L’Afrique est contente de voir qu’un leader a pu quand même arriver à ce résultat, en ci-peu de temps, pendant qu’à moins de 3 mois les divergences étaient même criminelles. Donc, il a mérité son poste. Celui qui pense que c’est un coup de chance, moi je dis c’est faux. Il a su jouer et gagner. On doit lui reconnaitre ça. Et ça donne une bonne image à l’extérieur. Lorsque la Guinée a la présidence de l’UA, à chaque fois qu’on parle d’Alpha Condé, on va parler de la Guinée.

Maintenant, si ce qu’il va faire là-bas, ne pas ce qu’on attend de lui, la Guinée pendra aussi un coup. Et s’il compte sur l’actuel gouvernement pour briller à l’Union Africaine, je pense qu’il va plutôt trainer la Guinée dans la boue, ce qui serait dommageable. Et quand ça arrive aussi, on va dénoncer. Mais pour le moment, on lui tire le chapeau pour avoir réussi.

Selon vous, quelles sont les retombées des multiples voyages d’Alpha Condé ?

Il y a des voyages. Il ne va pas poser des actes pour la Guinée. Il peut se permettre certains voyages pour n’avoir aucun acquis pour la Guinée, mais pour lui. Mais, je pense qu’un Chef d’Etat a un budget qui a été voté par l’Assemblée, qui a été mandaté par le peuple. Donc, tout ce que l’Assemblée fait, ça veut dire que le peuple est d’accord. Donc, celui qui bénéficie de ces avantages peut les dépenser au nom du peuple. Alors, je ne vois pas pourquoi les gens vont crier sur lui.

Quel est votre point de vue sur la nomination de Tibou Kamara comme conseiller spécial du président de la République ?

Tibou Kamara est un cadre compétent. Il lui appartiendra comme il l’a fait en 2008, toutes les fois, qu’il n’a pas les mains libres, qu’il accepte aussi de continuer sa coutume d’exprimer sa divergence et de démissionner. Il est parmi les cadres dont j’ai beaucoup de respect  pour son intelligence, surtout sa façon très modeste de gérer l’Etat avec beaucoup d’habileté et beaucoup de maitrise.

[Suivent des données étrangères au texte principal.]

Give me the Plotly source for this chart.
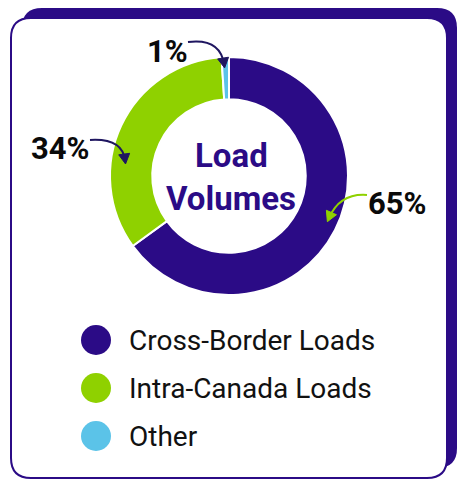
import plotly.graph_objects as go
import math

# ---- data ----
categories = ["Cross-Border Loads", "Intra-Canada Loads", "Other"]
shares = [65, 34, 1]
colors = ["#2B0B86", "#8FD100", "#5BC3E8"]
center_title = ["Load", "Volumes"]

W, H = 463, 486
PURPLE = "#2B0B86"

fig = go.Figure()

# donut
cx, cy, R = 229, 176, 119
fig.add_trace(go.Pie(
    labels=categories, values=shares, sort=False, direction="clockwise", rotation=0,
    hole=0.645, marker=dict(colors=colors, line=dict(color="white", width=2)),
    textinfo="none", hoverinfo="skip", showlegend=False,
    domain=dict(x=[(cx - R) / W, (cx + R) / W], y=[(H - cy - R) / H, (H - cy + R) / H]),
))

# legend markers on a pixel-space axis
leg_x, leg_y0, leg_dy = 96, 340, 48
fig.add_trace(go.Scatter(
    x=[leg_x] * len(categories), y=[leg_y0 + i * leg_dy for i in range(len(categories))],
    mode="markers", marker=dict(size=30, color=colors, line=dict(width=0)),
    hoverinfo="skip", showlegend=False,
))
for i, c in enumerate(categories):
    fig.add_annotation(x=127, y=leg_y0 + i * leg_dy, xref="x", yref="y", text=c,
                       showarrow=False, xanchor="left", yanchor="middle",
                       font=dict(family="Roboto", size=28, color="#111111"))


def rrect(x0, y0, x1, y1, r):
    return (f"M {x0+r},{y0} L {x1-r},{y0} Q {x1},{y0} {x1},{y0+r} L {x1},{y1-r} "
            f"Q {x1},{y1} {x1-r},{y1} L {x0+r},{y1} Q {x0},{y1} {x0},{y1-r} "
            f"L {x0},{y0+r} Q {x0},{y0} {x0+r},{y0} Z")

shapes = []
# shadow card
shapes.append(dict(type="path", xref="x", yref="y", path=rrect(22, 8, 457, 468, 20),
                   fillcolor=PURPLE, line=dict(width=0), layer="below"))
# white card
shapes.append(dict(type="path", xref="x", yref="y", path=rrect(11, 18, 447, 478, 20),
                   fillcolor="white", line=dict(color=PURPLE, width=2), layer="below"))


def curved_arrow(p0, pc, p1, color):
    path = f"M {p0[0]},{p0[1]} Q {pc[0]},{pc[1]} {p1[0]},{p1[1]}"
    shapes.append(dict(type="path", xref="x", yref="y", path=path,
                       line=dict(color=color, width=2)))
    dx, dy = p1[0] - pc[0], p1[1] - pc[1]
    L = math.hypot(dx, dy)
    ux, uy = dx / L, dy / L
    hl, hw = 10, 5.5
    tip = (p1[0] + ux * 4, p1[1] + uy * 4)
    bx, by = tip[0] - ux * hl, tip[1] - uy * hl
    a = (bx - uy * hw, by + ux * hw)
    b = (bx + uy * hw, by - ux * hw)
    shapes.append(dict(type="path", xref="x", yref="y",
                       path=f"M {tip[0]},{tip[1]} L {a[0]},{a[1]} L {b[0]},{b[1]} Z",
                       fillcolor=color, line=dict(color=color, width=1)))

NAVY = "#1F1660"
# 65% arrow (green)
curved_arrow((367, 195), (340, 193), (329, 218), colors[1])
# 34% arrow
curved_arrow((90, 140), (122, 138), (125, 160), NAVY)
# 1% arrow
curved_arrow((188, 42), (220, 38), (224, 64), NAVY)

fig.update_layout(shapes=shapes)

# percentage labels
label_pos = [(397, 203), (60, 148), (167, 51)]
for (x, y), v in zip(label_pos, shares):
    fig.add_annotation(x=x, y=y, xref="x", yref="y", text=f"<b>{v}%</b>", showarrow=False,
                       font=dict(family="Roboto", size=31, color="#0A0A0A"))

# center title
for i, t in enumerate(center_title):
    fig.add_annotation(x=cx + 2, y=155 + i * 43, xref="x", yref="y", text=f"<b>{t}</b>",
                       showarrow=False, font=dict(family="Roboto", size=33, color=PURPLE))

fig.update_layout(
    width=W, height=H, margin=dict(l=0, r=0, t=0, b=0),
    paper_bgcolor="white", plot_bgcolor="rgba(0,0,0,0)",
    xaxis=dict(range=[0, W], visible=False, fixedrange=True),
    yaxis=dict(range=[H, 0], visible=False, fixedrange=True),
    showlegend=False,
)

fig.write_html("out.html")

Quels sont vos rapports avec l’UFDG ?

C’est un parti politique que je connais, que je respecte et j’en suis un autre peut être qu’ils connaissent aussi bien entendu et qu’ils respectent. Au-delà, on n’a aucune forme de collaboration. Ils n’ont jamais eu besoin de moi pour m’appeler, n’ont plus moi. Mais le leader, c’est un grand frère, on a de très bon rapport. Je n’ai aucun problème particulier pour l’instant.

Quelle analyse faites-vous des propos tenus par Nantou Chérif ?

Les propos de Nantou Chérif ne violent aucune loi de la République dans sa forme. C’est le fond qui viole les lois. Mais le fond est intentionnel. Et en Guinée, il y a la liberté d’expression et d’opinion. Nantou Chérif est libre de dire ce qu’elle a envie de dire dans les proportions qui lui conviennent. Ce ne sont que des intentions. Et la loi ne juge pas, ni ne punit les intentions. Elle a raison.

Moi, je peux vouloir que mon leader soit empereur. Aujourd’hui, vous prenez un militant de l’UFDG, qu’est-ce qu’il veut qu’Elhadj Cellou soit, il va vous dire qu’il veut qu’Elhadj Cellou soit président de la République, alors qu’il n’a pas gagné les élections. Est-ce que ça fait qu’on est le droit de le critiquer ou de le poursuivre pour l’avoir dit.

Mais ce que Nantou ne sait pas, ce que le peuple même n’a plus le droit de transformer un troisième mandat. Il a perdu cette faculté, dès lors  qu’il a dit que tout ce qui parle de ça, ne peut pas être révisé. Et le peuple ne peut pas se dédire. Donc, la constitution qui s’impose à tout le monde a défini ce qui peut être changé et ce qui ne peut pas être changé. Donc, il suffit juste que les bons intellectuels du RPG appellent Hadja Nantou pour lui expliquer.